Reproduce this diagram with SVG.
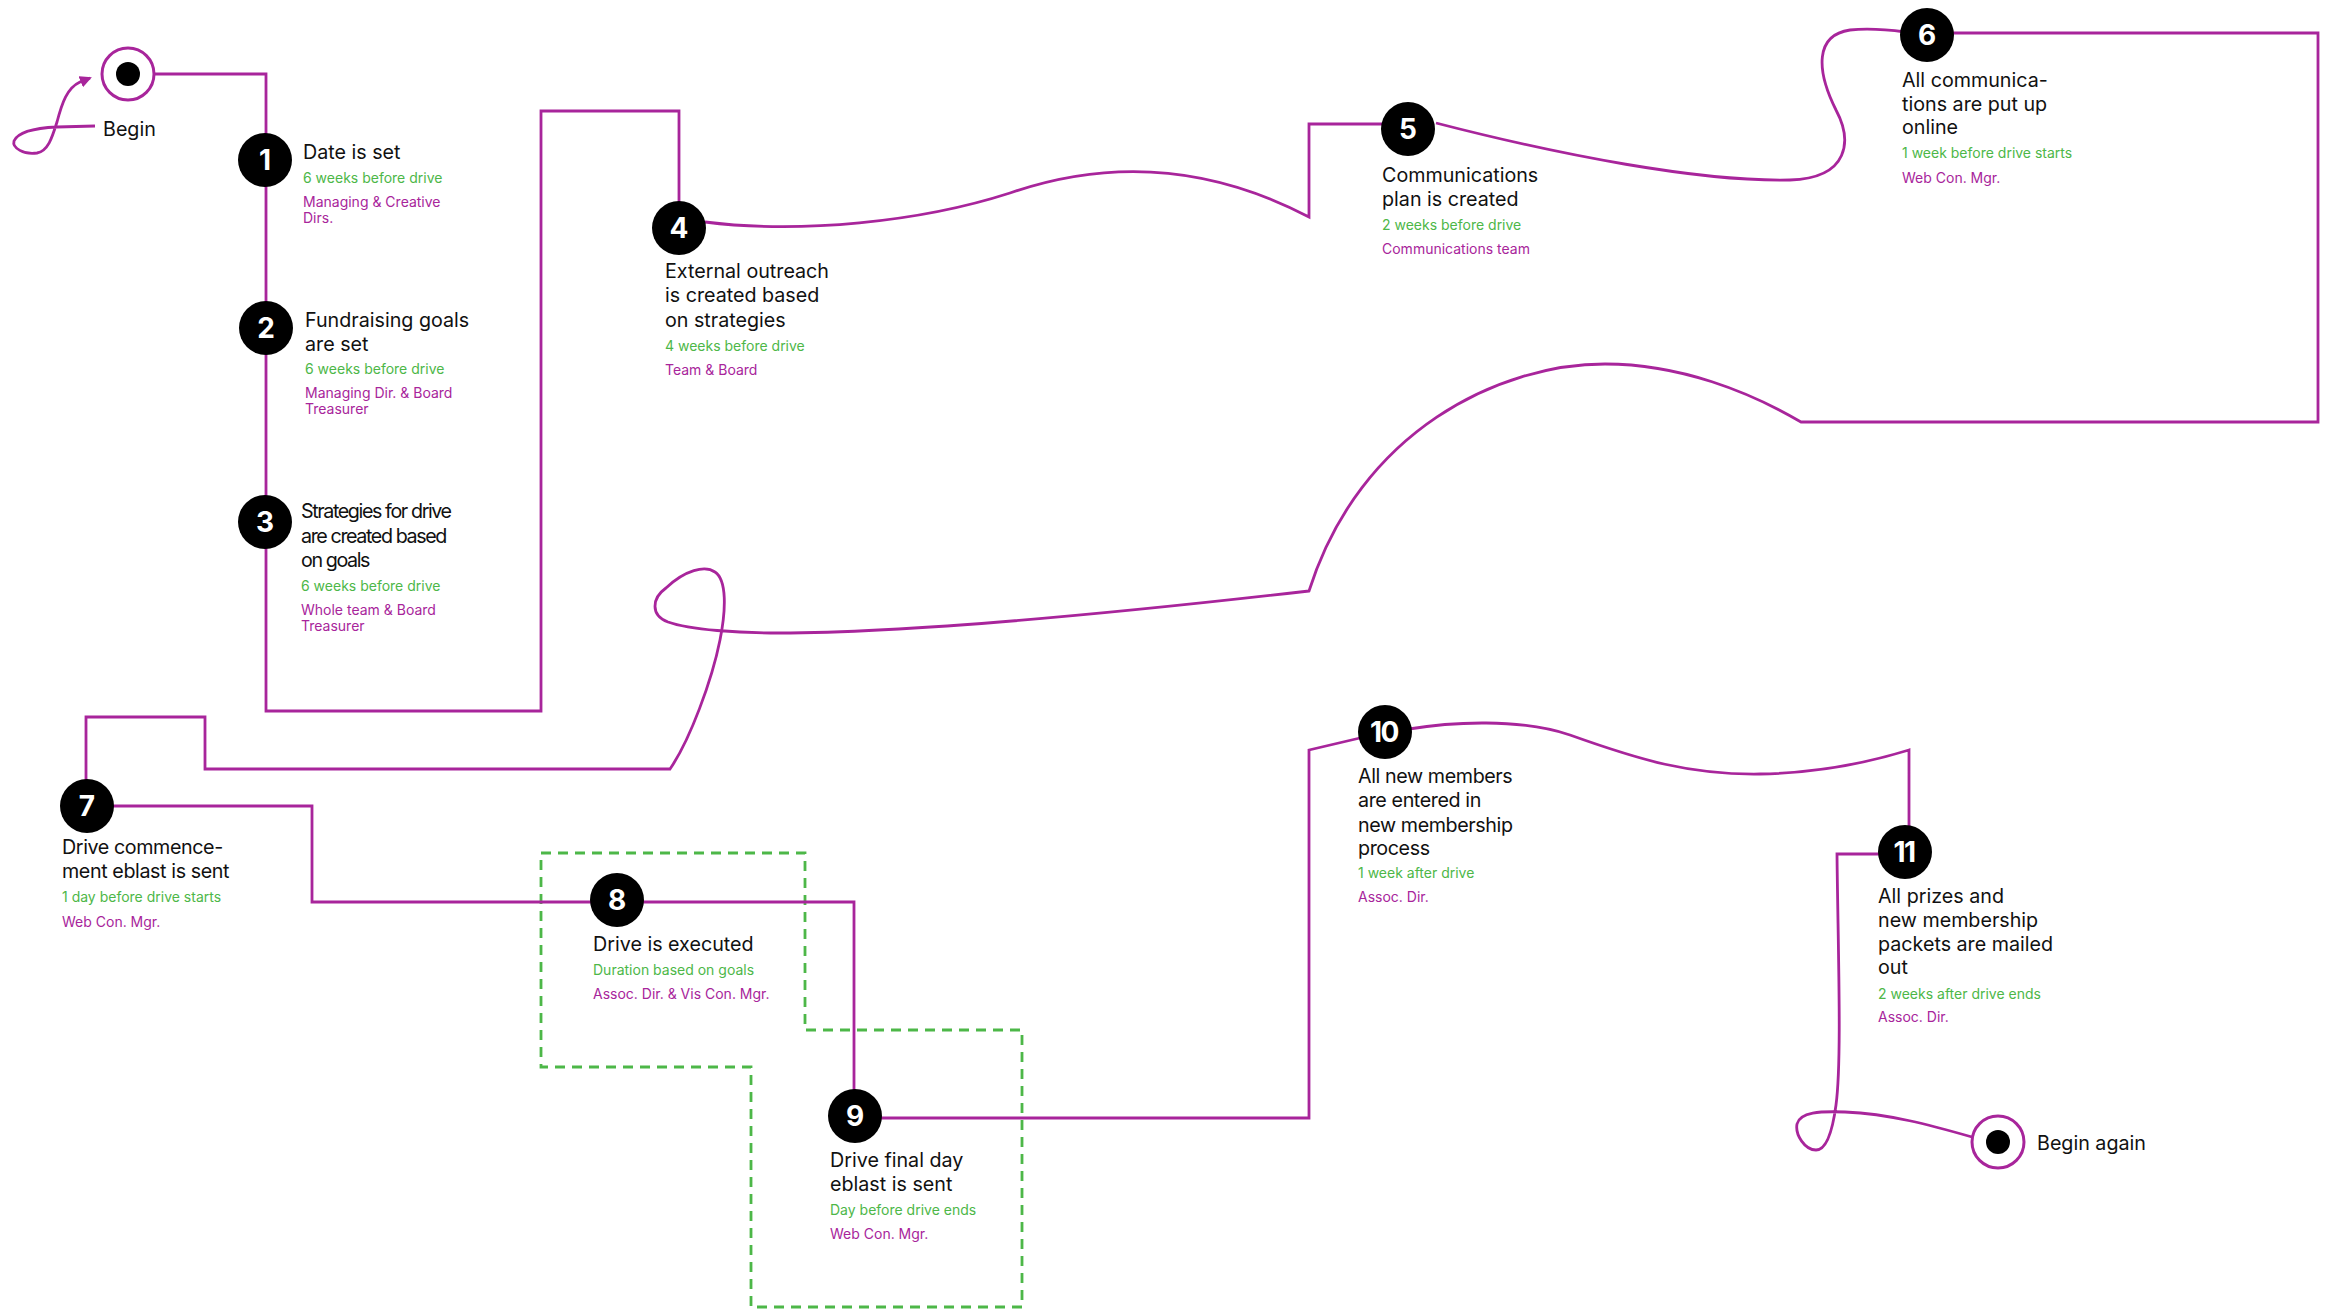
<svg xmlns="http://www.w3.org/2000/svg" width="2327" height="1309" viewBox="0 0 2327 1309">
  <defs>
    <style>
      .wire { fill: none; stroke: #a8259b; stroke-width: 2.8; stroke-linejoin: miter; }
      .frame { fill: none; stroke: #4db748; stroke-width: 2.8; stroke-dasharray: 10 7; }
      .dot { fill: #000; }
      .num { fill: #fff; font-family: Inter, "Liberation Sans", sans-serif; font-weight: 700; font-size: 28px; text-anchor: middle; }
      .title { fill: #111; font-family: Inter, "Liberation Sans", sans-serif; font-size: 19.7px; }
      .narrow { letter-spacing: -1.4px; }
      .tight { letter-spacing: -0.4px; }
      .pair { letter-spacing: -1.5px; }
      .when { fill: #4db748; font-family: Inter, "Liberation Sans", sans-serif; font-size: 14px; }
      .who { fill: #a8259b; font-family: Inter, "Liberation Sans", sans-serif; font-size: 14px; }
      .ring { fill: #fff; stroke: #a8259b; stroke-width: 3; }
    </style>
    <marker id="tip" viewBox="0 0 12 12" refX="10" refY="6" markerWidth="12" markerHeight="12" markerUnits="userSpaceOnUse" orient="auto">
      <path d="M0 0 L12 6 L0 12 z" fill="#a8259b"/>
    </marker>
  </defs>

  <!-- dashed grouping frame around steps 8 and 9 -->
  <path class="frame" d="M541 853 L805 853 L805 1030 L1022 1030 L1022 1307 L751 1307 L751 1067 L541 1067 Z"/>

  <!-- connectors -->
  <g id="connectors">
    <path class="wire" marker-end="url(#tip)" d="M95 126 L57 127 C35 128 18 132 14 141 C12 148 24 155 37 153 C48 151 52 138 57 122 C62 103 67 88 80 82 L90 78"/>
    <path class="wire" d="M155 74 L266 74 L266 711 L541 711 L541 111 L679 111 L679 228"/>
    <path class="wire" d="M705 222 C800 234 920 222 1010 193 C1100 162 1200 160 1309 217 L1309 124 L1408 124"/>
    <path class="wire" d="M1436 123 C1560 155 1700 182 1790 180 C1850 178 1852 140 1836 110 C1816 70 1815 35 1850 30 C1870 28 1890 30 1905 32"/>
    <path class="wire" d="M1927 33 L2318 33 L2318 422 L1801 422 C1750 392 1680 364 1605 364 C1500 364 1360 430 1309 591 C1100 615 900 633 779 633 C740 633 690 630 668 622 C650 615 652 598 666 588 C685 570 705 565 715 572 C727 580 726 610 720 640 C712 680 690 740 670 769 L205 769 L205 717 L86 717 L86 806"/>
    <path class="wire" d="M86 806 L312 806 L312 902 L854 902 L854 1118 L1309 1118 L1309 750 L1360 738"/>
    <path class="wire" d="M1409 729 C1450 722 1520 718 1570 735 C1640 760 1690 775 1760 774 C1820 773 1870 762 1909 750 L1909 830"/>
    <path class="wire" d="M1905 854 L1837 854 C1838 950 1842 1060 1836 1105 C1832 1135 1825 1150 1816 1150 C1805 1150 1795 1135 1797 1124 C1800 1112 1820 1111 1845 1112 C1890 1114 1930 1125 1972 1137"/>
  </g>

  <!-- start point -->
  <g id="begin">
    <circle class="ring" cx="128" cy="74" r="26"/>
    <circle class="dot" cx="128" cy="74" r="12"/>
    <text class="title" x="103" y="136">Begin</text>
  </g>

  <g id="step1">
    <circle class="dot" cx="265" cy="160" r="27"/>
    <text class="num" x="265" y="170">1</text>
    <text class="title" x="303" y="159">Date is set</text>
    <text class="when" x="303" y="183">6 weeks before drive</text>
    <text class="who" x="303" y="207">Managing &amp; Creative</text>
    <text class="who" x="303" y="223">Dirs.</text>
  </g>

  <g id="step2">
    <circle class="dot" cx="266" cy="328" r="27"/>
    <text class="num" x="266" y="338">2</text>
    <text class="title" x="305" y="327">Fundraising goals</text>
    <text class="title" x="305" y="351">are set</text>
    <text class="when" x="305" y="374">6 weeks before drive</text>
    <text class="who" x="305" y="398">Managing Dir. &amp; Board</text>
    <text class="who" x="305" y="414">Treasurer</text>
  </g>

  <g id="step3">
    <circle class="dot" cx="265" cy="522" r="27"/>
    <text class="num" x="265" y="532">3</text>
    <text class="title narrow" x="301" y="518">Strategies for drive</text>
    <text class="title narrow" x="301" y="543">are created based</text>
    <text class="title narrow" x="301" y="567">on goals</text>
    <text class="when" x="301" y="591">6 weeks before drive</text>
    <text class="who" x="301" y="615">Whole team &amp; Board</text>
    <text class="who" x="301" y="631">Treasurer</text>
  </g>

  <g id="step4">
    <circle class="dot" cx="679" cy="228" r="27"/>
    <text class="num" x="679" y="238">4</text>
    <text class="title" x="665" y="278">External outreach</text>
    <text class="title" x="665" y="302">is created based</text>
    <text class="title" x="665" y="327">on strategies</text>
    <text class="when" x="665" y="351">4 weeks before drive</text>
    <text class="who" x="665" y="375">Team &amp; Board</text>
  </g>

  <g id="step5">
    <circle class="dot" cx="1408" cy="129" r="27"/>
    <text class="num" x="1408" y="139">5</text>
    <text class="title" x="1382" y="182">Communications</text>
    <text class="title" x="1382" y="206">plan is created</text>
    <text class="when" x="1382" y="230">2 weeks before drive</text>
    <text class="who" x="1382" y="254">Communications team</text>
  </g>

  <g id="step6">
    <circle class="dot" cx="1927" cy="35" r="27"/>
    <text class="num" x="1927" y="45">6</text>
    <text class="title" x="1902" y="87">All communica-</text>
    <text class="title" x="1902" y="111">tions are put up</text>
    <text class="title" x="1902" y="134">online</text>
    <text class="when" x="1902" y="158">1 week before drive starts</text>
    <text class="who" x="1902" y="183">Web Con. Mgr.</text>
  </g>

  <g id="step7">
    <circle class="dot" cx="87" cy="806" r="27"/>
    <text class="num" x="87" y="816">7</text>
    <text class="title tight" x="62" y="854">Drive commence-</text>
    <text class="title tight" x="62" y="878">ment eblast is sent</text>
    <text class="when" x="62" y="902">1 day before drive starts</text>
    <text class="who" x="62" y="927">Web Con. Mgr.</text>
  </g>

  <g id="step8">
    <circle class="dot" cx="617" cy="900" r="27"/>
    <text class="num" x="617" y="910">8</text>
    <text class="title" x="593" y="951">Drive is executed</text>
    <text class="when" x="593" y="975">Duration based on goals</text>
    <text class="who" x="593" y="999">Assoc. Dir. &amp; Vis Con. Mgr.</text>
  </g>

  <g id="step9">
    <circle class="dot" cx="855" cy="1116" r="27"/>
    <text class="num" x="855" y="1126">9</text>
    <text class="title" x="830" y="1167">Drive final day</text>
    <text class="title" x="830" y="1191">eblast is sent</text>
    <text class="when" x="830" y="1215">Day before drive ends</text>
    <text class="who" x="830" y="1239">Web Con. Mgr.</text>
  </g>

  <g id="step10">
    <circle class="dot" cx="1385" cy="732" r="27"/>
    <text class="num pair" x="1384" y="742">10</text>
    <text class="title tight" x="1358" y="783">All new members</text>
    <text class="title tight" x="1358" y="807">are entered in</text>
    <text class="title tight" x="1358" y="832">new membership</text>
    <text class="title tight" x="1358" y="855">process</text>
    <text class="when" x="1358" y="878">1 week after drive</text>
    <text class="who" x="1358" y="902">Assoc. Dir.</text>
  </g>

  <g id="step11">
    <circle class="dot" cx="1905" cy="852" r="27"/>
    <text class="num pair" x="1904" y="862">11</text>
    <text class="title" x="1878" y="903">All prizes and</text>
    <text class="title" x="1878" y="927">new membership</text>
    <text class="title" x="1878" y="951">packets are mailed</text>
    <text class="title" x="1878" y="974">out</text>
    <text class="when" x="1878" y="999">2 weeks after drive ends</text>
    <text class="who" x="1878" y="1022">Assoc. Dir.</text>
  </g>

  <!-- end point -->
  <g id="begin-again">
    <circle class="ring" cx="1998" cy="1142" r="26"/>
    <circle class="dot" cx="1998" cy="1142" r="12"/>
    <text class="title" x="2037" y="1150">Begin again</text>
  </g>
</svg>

# [EXERCISE BRIEF]
Print the data above verbatim from the first line through the line holding "853 L805 853", leaving every picture out.

# [EXERCISE OUTPUT]
Reproduce this diagram with SVG.
<svg xmlns="http://www.w3.org/2000/svg" width="2327" height="1309" viewBox="0 0 2327 1309">
  <defs>
    <style>
      .wire { fill: none; stroke: #a8259b; stroke-width: 2.8; stroke-linejoin: miter; }
      .frame { fill: none; stroke: #4db748; stroke-width: 2.8; stroke-dasharray: 10 7; }
      .dot { fill: #000; }
      .num { fill: #fff; font-family: Inter, "Liberation Sans", sans-serif; font-weight: 700; font-size: 28px; text-anchor: middle; }
      .title { fill: #111; font-family: Inter, "Liberation Sans", sans-serif; font-size: 19.7px; }
      .narrow { letter-spacing: -1.4px; }
      .tight { letter-spacing: -0.4px; }
      .pair { letter-spacing: -1.5px; }
      .when { fill: #4db748; font-family: Inter, "Liberation Sans", sans-serif; font-size: 14px; }
      .who { fill: #a8259b; font-family: Inter, "Liberation Sans", sans-serif; font-size: 14px; }
      .ring { fill: #fff; stroke: #a8259b; stroke-width: 3; }
    </style>
    <marker id="tip" viewBox="0 0 12 12" refX="10" refY="6" markerWidth="12" markerHeight="12" markerUnits="userSpaceOnUse" orient="auto">
      <path d="M0 0 L12 6 L0 12 z" fill="#a8259b"/>
    </marker>
  </defs>

  <!-- dashed grouping frame around steps 8 and 9 -->
  <path class="frame" d="M541 853 L805 853 L805 1030 L1022 1030 L1022 1307 L751 1307 L751 1067 L541 1067 Z"/>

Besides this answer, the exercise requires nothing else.